▸ The problem: Pick out every line with the word "this" and copy it.

▸ Data:
'''
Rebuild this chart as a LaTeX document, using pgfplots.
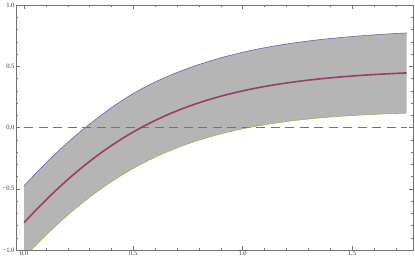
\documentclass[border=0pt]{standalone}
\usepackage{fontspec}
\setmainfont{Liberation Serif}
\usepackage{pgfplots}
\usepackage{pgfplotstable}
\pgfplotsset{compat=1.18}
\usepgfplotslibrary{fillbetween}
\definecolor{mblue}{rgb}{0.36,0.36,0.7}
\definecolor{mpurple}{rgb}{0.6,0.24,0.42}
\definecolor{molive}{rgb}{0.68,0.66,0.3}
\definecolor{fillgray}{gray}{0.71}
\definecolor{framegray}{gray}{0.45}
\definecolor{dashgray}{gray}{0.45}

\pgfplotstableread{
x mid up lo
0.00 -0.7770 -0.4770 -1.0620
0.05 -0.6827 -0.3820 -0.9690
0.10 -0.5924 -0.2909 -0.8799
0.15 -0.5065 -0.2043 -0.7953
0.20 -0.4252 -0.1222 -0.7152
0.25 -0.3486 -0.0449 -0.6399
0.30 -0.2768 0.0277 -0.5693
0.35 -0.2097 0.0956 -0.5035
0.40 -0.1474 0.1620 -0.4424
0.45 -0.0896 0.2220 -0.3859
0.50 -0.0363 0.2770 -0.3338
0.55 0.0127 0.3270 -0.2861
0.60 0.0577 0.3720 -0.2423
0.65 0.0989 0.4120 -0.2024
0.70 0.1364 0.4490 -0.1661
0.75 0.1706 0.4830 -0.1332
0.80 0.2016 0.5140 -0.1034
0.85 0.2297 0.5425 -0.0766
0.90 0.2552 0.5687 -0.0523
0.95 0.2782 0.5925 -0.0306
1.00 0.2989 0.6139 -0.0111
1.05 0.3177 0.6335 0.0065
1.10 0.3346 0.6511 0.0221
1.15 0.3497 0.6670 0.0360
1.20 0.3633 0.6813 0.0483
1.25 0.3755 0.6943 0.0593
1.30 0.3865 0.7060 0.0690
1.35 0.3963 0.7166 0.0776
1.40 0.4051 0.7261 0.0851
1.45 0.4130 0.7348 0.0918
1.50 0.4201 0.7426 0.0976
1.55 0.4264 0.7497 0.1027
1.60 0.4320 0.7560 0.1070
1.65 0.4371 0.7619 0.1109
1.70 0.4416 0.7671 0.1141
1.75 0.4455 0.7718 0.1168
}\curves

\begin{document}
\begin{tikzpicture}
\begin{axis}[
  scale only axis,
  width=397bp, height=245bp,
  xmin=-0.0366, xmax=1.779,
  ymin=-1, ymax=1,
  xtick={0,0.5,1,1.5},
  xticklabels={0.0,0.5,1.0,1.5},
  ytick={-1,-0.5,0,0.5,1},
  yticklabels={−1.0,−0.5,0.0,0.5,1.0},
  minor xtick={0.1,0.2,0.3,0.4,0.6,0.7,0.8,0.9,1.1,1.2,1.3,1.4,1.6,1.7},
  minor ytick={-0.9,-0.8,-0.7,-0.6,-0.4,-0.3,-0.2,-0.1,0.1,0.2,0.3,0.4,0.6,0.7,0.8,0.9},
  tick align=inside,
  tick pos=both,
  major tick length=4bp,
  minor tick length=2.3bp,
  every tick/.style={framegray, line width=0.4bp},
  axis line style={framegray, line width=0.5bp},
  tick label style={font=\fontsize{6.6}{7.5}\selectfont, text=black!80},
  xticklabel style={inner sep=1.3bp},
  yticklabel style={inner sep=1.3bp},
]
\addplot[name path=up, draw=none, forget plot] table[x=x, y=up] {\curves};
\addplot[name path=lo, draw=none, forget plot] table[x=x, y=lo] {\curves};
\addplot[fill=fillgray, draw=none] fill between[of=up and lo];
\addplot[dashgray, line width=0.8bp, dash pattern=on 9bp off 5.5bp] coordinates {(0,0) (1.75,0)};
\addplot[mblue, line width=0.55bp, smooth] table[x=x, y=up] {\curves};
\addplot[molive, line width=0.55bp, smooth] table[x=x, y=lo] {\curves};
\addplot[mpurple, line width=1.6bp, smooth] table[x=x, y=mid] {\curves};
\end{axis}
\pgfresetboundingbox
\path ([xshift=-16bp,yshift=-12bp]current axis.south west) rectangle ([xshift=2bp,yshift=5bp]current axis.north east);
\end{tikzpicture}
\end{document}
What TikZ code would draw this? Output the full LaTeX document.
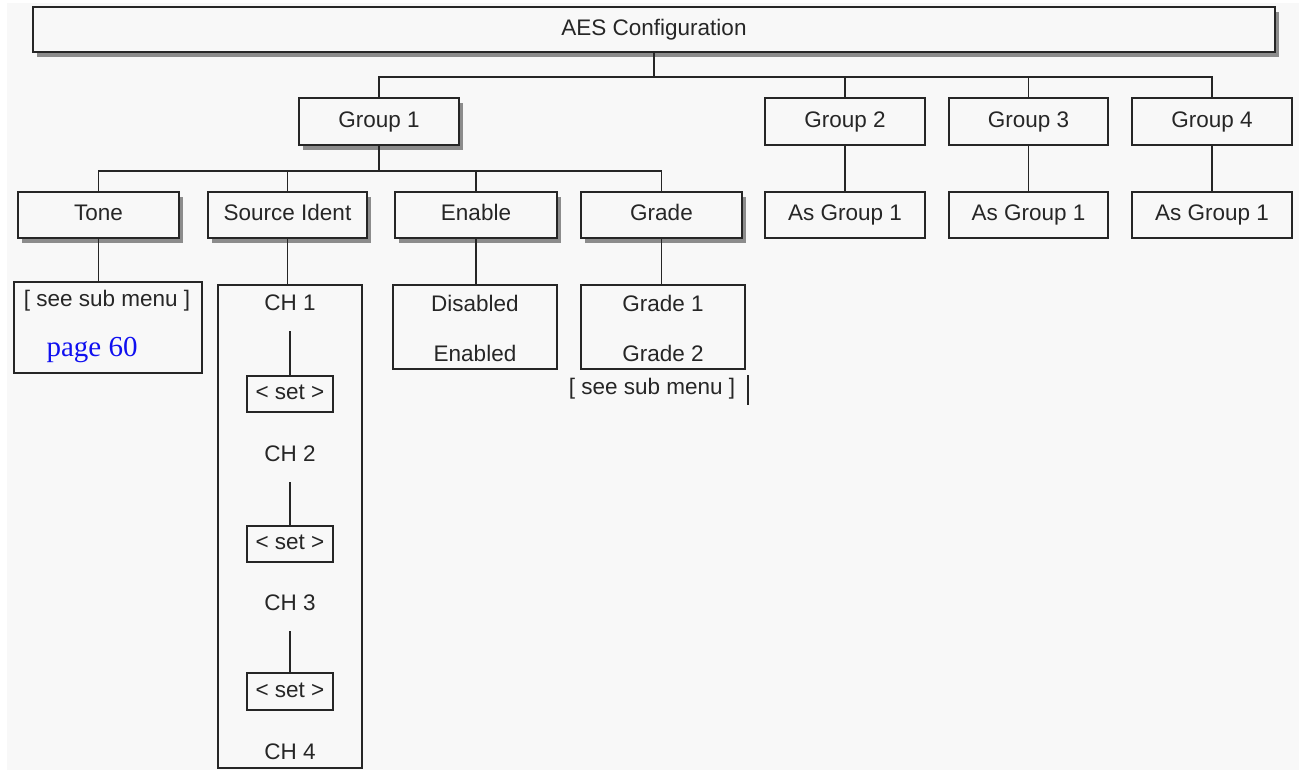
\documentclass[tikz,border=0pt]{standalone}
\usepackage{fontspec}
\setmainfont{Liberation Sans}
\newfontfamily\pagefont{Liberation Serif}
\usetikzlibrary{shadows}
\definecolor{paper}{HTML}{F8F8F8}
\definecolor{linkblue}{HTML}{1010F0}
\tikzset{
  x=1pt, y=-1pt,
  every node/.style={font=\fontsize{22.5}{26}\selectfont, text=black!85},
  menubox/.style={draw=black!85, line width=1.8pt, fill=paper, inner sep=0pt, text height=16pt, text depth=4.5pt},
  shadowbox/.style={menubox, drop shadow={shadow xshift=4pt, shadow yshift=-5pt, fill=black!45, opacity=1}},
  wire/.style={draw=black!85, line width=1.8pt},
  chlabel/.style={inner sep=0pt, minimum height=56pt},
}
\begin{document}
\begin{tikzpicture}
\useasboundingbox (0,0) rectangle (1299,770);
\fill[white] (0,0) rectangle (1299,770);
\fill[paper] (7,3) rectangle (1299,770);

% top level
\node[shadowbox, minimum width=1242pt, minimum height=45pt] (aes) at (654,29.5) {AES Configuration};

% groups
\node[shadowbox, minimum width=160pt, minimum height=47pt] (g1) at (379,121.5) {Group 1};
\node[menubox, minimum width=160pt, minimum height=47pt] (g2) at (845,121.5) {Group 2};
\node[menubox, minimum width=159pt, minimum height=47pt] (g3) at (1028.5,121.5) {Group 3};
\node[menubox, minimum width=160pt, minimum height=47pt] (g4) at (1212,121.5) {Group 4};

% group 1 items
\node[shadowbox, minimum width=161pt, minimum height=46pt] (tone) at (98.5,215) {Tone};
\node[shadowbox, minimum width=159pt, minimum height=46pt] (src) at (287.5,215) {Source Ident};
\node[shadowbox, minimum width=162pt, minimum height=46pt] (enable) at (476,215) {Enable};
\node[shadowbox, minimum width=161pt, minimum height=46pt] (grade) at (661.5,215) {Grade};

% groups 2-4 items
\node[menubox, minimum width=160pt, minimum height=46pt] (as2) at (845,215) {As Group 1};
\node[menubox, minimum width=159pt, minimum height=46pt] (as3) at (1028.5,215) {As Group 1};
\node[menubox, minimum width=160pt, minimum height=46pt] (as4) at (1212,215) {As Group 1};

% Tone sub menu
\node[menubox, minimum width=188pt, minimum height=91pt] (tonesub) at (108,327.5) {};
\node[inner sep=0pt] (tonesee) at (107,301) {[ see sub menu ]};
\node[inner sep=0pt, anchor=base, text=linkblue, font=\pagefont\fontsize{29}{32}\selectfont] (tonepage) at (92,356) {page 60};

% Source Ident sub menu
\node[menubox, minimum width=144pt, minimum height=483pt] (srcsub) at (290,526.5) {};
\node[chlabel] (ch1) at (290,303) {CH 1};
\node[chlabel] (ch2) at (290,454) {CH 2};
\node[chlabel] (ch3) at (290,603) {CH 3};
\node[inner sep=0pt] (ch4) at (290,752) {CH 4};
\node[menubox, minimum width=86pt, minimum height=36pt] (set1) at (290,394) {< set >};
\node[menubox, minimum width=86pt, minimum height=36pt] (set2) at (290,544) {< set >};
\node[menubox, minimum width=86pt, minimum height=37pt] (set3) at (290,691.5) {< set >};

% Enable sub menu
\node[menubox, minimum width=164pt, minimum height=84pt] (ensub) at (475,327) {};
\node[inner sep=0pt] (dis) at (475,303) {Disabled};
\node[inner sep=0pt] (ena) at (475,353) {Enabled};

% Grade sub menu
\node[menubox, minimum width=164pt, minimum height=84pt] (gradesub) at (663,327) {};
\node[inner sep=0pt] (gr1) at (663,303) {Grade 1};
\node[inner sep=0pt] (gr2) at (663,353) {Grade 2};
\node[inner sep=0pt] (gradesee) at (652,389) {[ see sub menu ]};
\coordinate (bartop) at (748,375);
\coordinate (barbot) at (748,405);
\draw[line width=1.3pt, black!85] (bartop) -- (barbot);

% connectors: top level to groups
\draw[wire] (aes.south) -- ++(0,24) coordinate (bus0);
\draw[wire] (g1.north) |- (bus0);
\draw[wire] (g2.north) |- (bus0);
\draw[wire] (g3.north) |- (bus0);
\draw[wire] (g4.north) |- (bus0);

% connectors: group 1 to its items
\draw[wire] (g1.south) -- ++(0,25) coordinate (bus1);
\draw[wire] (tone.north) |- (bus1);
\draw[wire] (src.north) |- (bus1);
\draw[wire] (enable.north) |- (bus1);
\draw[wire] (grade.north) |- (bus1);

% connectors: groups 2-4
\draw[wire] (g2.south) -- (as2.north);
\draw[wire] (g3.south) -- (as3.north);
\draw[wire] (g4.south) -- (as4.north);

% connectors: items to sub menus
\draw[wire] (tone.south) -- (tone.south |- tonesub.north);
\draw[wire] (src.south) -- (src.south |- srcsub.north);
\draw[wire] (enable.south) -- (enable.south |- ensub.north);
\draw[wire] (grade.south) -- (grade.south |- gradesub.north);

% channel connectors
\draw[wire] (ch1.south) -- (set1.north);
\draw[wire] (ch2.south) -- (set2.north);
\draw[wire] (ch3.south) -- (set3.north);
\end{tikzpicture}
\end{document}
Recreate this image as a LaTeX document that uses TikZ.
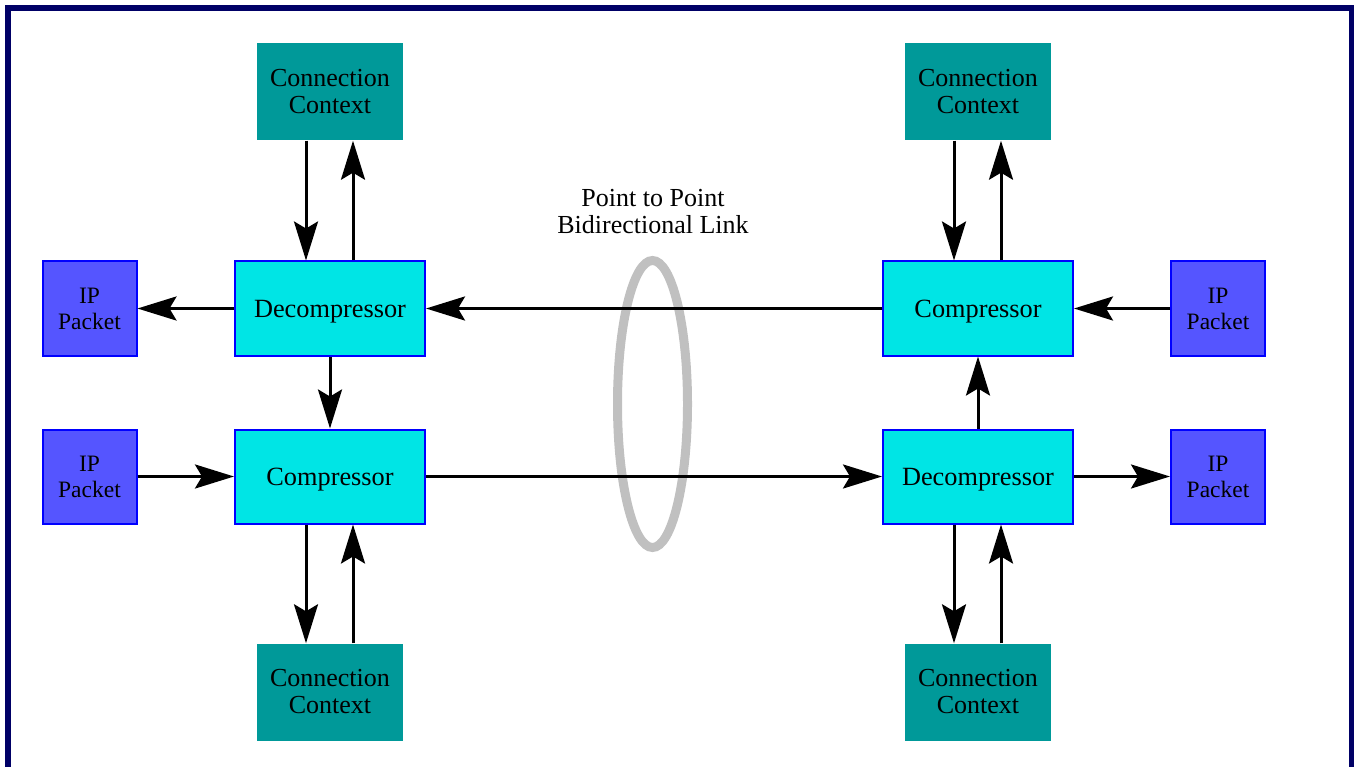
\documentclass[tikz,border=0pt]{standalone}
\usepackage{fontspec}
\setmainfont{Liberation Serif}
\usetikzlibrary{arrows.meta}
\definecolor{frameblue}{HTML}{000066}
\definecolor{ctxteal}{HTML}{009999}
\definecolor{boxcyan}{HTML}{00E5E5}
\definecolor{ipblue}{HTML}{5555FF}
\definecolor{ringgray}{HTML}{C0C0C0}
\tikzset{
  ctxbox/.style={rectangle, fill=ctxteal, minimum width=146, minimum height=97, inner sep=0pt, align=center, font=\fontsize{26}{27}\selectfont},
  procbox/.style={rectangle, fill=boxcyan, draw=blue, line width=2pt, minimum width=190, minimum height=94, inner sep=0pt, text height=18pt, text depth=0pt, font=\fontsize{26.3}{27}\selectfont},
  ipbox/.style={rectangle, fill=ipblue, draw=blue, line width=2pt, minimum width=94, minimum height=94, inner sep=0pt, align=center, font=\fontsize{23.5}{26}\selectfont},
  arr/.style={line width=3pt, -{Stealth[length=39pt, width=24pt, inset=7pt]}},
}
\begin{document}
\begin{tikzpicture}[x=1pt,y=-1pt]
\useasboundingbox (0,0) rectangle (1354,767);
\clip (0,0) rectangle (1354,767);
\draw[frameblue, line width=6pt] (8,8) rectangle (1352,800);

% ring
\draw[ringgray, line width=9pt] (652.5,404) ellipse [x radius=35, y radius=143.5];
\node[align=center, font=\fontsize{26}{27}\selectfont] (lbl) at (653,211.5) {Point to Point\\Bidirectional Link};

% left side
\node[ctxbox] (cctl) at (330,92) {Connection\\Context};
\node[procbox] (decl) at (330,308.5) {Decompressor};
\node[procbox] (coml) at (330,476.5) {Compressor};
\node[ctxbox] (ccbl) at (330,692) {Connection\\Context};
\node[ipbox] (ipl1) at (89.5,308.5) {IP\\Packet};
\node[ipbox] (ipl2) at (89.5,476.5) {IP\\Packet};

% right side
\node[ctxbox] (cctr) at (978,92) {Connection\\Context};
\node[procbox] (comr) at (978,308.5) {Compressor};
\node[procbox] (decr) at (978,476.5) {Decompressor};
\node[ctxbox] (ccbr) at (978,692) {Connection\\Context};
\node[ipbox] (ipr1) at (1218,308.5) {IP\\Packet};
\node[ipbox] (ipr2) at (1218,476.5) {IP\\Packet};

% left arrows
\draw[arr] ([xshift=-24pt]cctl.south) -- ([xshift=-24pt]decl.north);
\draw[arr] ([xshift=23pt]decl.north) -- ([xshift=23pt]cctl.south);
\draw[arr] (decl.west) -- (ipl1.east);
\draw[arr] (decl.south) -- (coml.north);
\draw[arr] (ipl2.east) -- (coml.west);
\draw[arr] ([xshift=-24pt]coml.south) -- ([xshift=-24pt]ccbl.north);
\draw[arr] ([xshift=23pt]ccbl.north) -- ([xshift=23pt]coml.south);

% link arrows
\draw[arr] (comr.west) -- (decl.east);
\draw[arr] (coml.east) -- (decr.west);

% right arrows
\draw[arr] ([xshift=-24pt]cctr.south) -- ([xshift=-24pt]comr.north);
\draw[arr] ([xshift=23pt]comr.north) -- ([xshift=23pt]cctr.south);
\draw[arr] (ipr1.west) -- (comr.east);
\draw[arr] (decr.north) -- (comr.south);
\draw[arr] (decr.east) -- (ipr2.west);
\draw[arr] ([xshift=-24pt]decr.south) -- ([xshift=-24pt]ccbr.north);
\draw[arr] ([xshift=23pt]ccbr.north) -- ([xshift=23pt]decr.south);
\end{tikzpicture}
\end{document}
'''
▸ Written solution:
Rebuild this chart as a LaTeX document, using pgfplots.
What TikZ code would draw this? Output the full LaTeX document.
Recreate this image as a LaTeX document that uses TikZ.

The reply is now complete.